# OBDII?



## tme1129 (Mar 26, 2005)

hey all, i have a 1995 240sx an i am looking at getting a turbo kit, and many of them are for the KA24 with the OBDII computer. what is this OBDII thing, and do i have it? my VIN number is:

JN1AS44D5SW003126

any help int his would be appreciated. thanks!


----------



## madballa (Aug 5, 2003)

Probably the easiest way to check if you have OBD2 is by finding where the O2 sensors are. If you have 2, it's OBD2. If you have 1, it's OBD1. With the 95 they had both OBD1 and OBD 2. The O2 sensors should be located at, if OBD2 1)in the header and 2) on the downpipe. The only turbo kit I know that is specifically designed for OBD2 is the GReddy turbo kit.
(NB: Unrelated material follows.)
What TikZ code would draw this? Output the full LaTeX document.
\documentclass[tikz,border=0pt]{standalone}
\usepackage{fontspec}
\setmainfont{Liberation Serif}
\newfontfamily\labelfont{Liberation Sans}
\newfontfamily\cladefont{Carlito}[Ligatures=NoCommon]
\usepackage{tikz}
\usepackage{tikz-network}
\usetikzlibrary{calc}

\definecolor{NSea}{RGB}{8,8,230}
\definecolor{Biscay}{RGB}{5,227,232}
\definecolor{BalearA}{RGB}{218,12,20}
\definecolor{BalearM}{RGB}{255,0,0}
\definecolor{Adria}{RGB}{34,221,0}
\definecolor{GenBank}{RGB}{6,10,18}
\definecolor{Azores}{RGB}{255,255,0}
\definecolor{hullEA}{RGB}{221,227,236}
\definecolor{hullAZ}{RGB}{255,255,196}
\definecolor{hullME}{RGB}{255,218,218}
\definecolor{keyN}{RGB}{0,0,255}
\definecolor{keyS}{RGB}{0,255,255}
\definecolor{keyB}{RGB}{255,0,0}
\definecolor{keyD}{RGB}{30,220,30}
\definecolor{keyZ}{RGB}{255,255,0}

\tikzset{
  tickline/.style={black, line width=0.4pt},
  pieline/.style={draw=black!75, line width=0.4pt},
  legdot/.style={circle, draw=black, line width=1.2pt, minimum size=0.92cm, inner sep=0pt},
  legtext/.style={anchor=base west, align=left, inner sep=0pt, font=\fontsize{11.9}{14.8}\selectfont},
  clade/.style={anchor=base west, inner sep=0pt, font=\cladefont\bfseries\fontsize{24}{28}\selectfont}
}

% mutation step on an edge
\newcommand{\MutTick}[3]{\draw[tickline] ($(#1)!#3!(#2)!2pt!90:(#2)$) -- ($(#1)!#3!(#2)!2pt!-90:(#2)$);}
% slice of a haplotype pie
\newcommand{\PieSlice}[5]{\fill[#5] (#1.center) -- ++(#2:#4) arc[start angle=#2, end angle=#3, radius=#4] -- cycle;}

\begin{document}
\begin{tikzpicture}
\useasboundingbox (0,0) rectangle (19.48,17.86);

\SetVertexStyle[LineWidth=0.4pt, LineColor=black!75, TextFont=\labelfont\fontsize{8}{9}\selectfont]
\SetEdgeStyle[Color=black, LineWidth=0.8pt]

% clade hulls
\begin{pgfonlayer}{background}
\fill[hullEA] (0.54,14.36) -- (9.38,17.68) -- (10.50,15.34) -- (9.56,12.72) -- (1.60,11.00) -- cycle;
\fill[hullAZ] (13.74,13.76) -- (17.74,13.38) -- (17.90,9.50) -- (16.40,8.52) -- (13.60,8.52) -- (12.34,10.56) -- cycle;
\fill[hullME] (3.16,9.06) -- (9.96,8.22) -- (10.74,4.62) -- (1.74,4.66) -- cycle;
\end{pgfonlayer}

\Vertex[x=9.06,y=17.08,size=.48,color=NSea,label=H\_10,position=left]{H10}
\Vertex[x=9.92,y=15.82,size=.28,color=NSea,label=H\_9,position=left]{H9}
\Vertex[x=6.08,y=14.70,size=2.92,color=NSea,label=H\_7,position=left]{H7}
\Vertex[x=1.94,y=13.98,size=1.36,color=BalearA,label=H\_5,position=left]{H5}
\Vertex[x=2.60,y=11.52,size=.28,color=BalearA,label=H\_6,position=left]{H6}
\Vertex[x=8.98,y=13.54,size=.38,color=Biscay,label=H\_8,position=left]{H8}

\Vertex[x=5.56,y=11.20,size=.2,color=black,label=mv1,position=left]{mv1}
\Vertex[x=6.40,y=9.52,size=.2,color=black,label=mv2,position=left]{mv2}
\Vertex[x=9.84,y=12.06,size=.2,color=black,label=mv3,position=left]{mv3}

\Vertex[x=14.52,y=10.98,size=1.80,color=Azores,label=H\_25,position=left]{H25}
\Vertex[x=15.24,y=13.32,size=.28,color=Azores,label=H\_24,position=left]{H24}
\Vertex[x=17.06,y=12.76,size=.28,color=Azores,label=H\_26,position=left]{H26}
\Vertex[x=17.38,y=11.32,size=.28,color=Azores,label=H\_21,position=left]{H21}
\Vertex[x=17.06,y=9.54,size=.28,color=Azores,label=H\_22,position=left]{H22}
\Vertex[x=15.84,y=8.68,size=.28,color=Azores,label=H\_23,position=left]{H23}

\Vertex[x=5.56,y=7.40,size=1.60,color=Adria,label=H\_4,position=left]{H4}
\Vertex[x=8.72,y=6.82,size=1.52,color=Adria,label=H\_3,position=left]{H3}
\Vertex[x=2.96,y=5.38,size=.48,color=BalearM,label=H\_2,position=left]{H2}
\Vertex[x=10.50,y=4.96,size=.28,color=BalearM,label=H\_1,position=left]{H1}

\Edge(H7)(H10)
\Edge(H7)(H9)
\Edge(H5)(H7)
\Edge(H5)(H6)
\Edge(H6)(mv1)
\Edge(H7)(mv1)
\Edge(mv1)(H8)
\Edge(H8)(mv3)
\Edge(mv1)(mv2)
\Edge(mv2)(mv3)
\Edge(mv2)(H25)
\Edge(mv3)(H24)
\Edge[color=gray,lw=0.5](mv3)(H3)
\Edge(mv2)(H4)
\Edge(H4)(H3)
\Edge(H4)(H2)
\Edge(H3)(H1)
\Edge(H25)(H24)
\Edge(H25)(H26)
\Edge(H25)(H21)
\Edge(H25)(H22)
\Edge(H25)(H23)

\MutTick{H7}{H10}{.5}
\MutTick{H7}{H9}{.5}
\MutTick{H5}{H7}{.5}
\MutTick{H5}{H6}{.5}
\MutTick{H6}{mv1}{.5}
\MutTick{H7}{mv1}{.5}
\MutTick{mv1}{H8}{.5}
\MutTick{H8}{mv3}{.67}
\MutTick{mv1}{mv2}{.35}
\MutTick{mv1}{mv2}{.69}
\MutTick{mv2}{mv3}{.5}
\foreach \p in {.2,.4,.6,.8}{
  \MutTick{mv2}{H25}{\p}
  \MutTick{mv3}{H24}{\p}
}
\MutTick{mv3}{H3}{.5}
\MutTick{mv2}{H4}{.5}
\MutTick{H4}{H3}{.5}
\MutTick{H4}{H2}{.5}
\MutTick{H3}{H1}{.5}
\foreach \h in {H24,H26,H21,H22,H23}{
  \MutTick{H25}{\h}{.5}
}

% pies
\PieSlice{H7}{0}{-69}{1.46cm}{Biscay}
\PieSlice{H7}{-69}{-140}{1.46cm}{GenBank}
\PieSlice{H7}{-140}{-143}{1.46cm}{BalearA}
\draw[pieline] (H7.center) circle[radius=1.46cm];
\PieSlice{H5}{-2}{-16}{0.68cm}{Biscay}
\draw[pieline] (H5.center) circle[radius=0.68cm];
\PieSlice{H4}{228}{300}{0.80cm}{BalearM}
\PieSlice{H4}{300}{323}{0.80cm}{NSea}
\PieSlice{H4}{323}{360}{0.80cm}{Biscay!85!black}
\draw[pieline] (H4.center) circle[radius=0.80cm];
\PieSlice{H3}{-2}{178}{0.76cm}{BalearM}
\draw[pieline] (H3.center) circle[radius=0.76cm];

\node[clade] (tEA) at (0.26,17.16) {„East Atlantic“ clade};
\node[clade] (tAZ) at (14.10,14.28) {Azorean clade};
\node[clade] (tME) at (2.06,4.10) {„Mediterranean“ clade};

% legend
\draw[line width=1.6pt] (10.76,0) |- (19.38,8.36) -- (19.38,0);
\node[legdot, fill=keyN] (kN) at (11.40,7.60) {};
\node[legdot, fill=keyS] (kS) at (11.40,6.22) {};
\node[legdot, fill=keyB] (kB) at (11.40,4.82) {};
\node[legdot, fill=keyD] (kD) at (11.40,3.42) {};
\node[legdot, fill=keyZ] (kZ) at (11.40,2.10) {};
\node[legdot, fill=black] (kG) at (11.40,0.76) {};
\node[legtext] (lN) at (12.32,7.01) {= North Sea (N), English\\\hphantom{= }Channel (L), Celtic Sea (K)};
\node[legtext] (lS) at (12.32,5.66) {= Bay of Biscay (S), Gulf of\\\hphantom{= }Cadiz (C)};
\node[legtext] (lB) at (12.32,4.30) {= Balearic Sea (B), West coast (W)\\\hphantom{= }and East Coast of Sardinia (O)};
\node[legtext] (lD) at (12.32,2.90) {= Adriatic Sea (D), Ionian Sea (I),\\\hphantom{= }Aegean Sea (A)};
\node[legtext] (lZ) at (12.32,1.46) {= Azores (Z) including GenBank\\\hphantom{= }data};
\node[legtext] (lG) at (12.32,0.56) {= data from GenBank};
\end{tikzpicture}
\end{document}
I highly recommend NOT getting this but going with either www.boostdesigns.com or custom turbo kit. Right now, though, the Boost Designs turbo kit is the best bang for your buck.


----------



## s14_kouki_drifter (Apr 18, 2005)

to check if you have obd2 theres is a connector under your dash right near the door and you will see it if you see the connector you have a obd 2 car if not you have a obd 1 car . TYpically 96 and newer are obd2 but there are some 95's with a late model production date.


----------



## rogoman (Dec 16, 2004)

s14_kouki_drifter said:


> to check if you have obd2 theres is a connector under your dash right near the door and you will see it if you see the connector you have a obd 2 car if not you have a obd 1 car . TYpically 96 and newer are obd2 but there are some 95's with a late model production date.
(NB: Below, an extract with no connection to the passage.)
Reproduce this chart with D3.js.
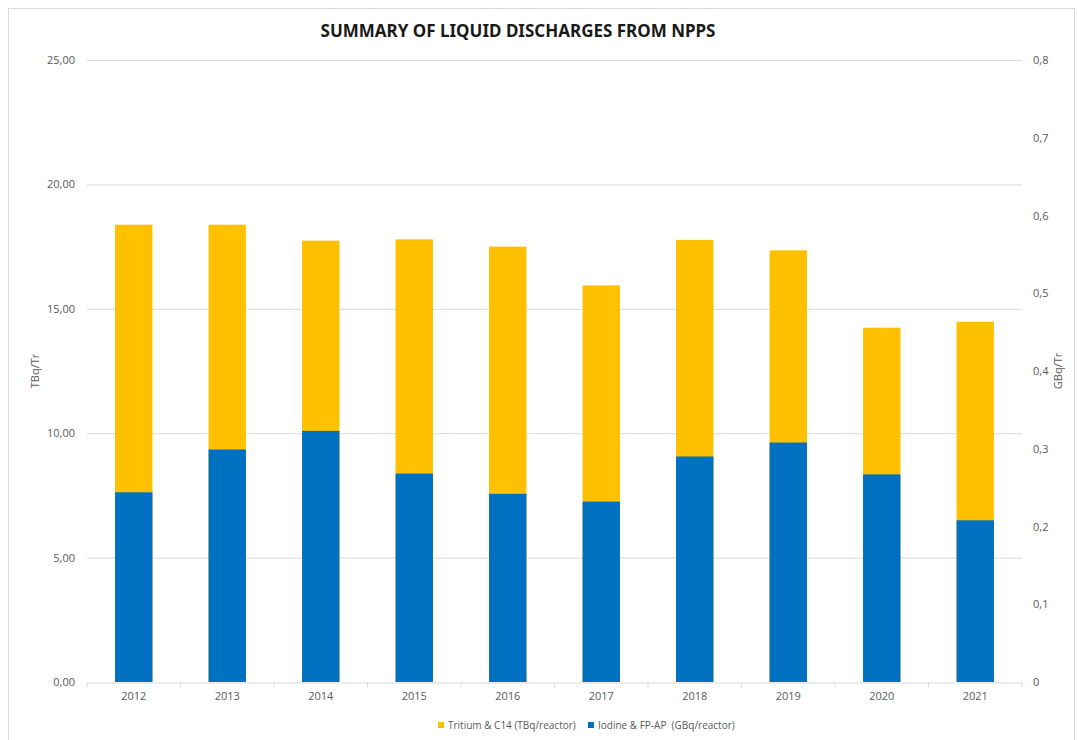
<!DOCTYPE html>
<html>
<head>
<meta charset="utf-8">
<title>Summary of liquid discharges from NPPs</title>
<script src="https://cdn.jsdelivr.net/npm/d3@7"></script>
<style>
  body { margin: 0; background: #fff; }
  svg text { font-family: "Open Sans", "DejaVu Sans", sans-serif; }
  .tick text { fill: #595959; font-size: 11px; }
  .title { font-family: "Noto Sans", "DejaVu Sans", sans-serif; font-weight: bold; font-size: 17px; fill: #1a1a1a; }
</style>
</head>
<body>
<svg id="chart" width="1077" height="740"></svg>
<script>
// data
var years = ["2012","2013","2014","2015","2016","2017","2018","2019","2020","2021"];
var tritium = [18.38, 18.38, 17.74, 17.79, 17.50, 15.94, 17.77, 17.35, 14.24, 14.48]; // TBq/reactor, left axis
var iodine = [0.244, 0.299, 0.323, 0.268, 0.242, 0.232, 0.290, 0.308, 0.267, 0.208];   // GBq/reactor, right axis
var leftTicks = [0, 5, 10, 15, 20, 25];
var rightTicks = [0, 0.1, 0.2, 0.3, 0.4, 0.5, 0.6, 0.7, 0.8];
var seriesNames = ["Tritium & C14 (TBq/reactor)", "Iodine & FP-AP  (GBq/reactor)"];
var colors = ["#ffc000", "#0070c0"];

var svg = d3.select("#chart");
// plot box (window.top is reserved, so pTop)
var pLeft = 87, pRight = 1022, pTop = 60, pBottom = 682;

// frame
svg.append("rect").attr("x", 8.5).attr("y", 8.5).attr("width", 1066).attr("height", 740)
  .attr("fill", "none").attr("stroke", "#d9d9d9");

svg.append("text").attr("class", "title").attr("x", 518).attr("y", 37)
  .attr("text-anchor", "middle").text("SUMMARY OF LIQUID DISCHARGES FROM NPPS");

var x = d3.scaleBand().domain(years).range([pLeft, pRight]).paddingInner(0).paddingOuter(0);
var yL = d3.scaleLinear().domain([0, 25]).range([pBottom, pTop]);
var yR = d3.scaleLinear().domain([0, 0.8]).range([pBottom, pTop]);

// gridlines
svg.append("g").selectAll("line").data(leftTicks.slice(1)).enter().append("line")
  .attr("x1", pLeft).attr("x2", pRight)
  .attr("y1", function(d){ return yL(d) + 0.5; }).attr("y2", function(d){ return yL(d) + 0.5; })
  .attr("stroke", "#d9d9d9").attr("stroke-width", 1);

// left axis
var fmtL = function(d){ return d3.format(".2f")(d).replace(".", ","); };
var gL = svg.append("g").attr("transform", "translate(" + pLeft + ",0)")
  .call(d3.axisLeft(yL).tickValues(leftTicks).tickFormat(fmtL).tickSize(0).tickPadding(12));
gL.select(".domain").remove();

// right axis
var fmtR = function(d){ return d === 0 ? "0" : d3.format(".1f")(d).replace(".", ","); };
var gR = svg.append("g").attr("transform", "translate(" + pRight + ",0)")
  .call(d3.axisRight(yR).tickValues(rightTicks).tickFormat(fmtR).tickSize(0).tickPadding(11));
gR.select(".domain").remove();

// bars: tritium behind, iodine in front
var bw = x.bandwidth() * 0.4;
svg.append("g").selectAll("rect").data(tritium).enter().append("rect")
  .attr("x", function(d, i){ return x(years[i]) + (x.bandwidth() - bw) / 2; })
  .attr("y", function(d){ return yL(d); })
  .attr("width", bw)
  .attr("height", function(d){ return pBottom - yL(d); })
  .attr("fill", colors[0]);
svg.append("g").selectAll("rect").data(iodine).enter().append("rect")
  .attr("x", function(d, i){ return x(years[i]) + (x.bandwidth() - bw) / 2; })
  .attr("y", function(d){ return yR(d); })
  .attr("width", bw)
  .attr("height", function(d){ return pBottom - yR(d); })
  .attr("fill", colors[1]);

// x axis
var gX = svg.append("g").attr("transform", "translate(0," + (pBottom + 0.5) + ")")
  .call(d3.axisBottom(x).tickSize(0).tickPadding(10));
gX.select(".domain").attr("stroke", "#d9d9d9");
gX.selectAll(".tick text").style("font-size", "11px");
gX.selectAll(".edge").data(d3.range(years.length + 1)).enter().append("line")
  .attr("class", "edge")
  .attr("x1", function(d){ return pLeft + d * x.step(); })
  .attr("x2", function(d){ return pLeft + d * x.step(); })
  .attr("y1", 0).attr("y2", 5).attr("stroke", "#d9d9d9");

// axis titles
svg.append("text").attr("transform", "translate(39,371) rotate(-90)")
  .attr("text-anchor", "middle").attr("fill", "#595959").style("font-size", "11px").text("TBq/Tr");
svg.append("text").attr("transform", "translate(1062,371) rotate(-90)")
  .attr("text-anchor", "middle").attr("fill", "#595959").style("font-size", "11px").text("GBq/Tr");

// legend
var legX = [438, 588];
var leg = svg.append("g").selectAll("g").data(seriesNames).enter().append("g")
  .attr("transform", function(d, i){ return "translate(" + legX[i] + ",722)"; });
leg.append("rect").attr("width", 6).attr("height", 6).attr("fill", function(d, i){ return colors[i]; });
leg.append("text").attr("x", 10).attr("y", 7).attr("fill", "#595959").style("font-size", "10px")
  .style("white-space", "pre")
  .text(function(d){ return d; });
</script>
</body>
</html>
All of the 1989 and newer 240SX's have a connector near the door by the fuse panel. The 89-90 have a 'check' connector, the 91 to some 95's have a 'consult' connector. Some 95's and all newer ones have an OBD-II connector.


----------



## Kouki S14 (Dec 24, 2004)

The connector is just to the right of where your left knee would be when sitting in the drivers seat. It is shaped like a trapezoid.


----------



## ZooYork (Jun 23, 2004)

ne car 95 and up is obd2


----------



## Kouki S14 (Dec 24, 2004)

Only halfway through 95 did they swap to OBDII 
there are OBDI and OBDII 95 240sx's
look for the plug under the steering wheel


----------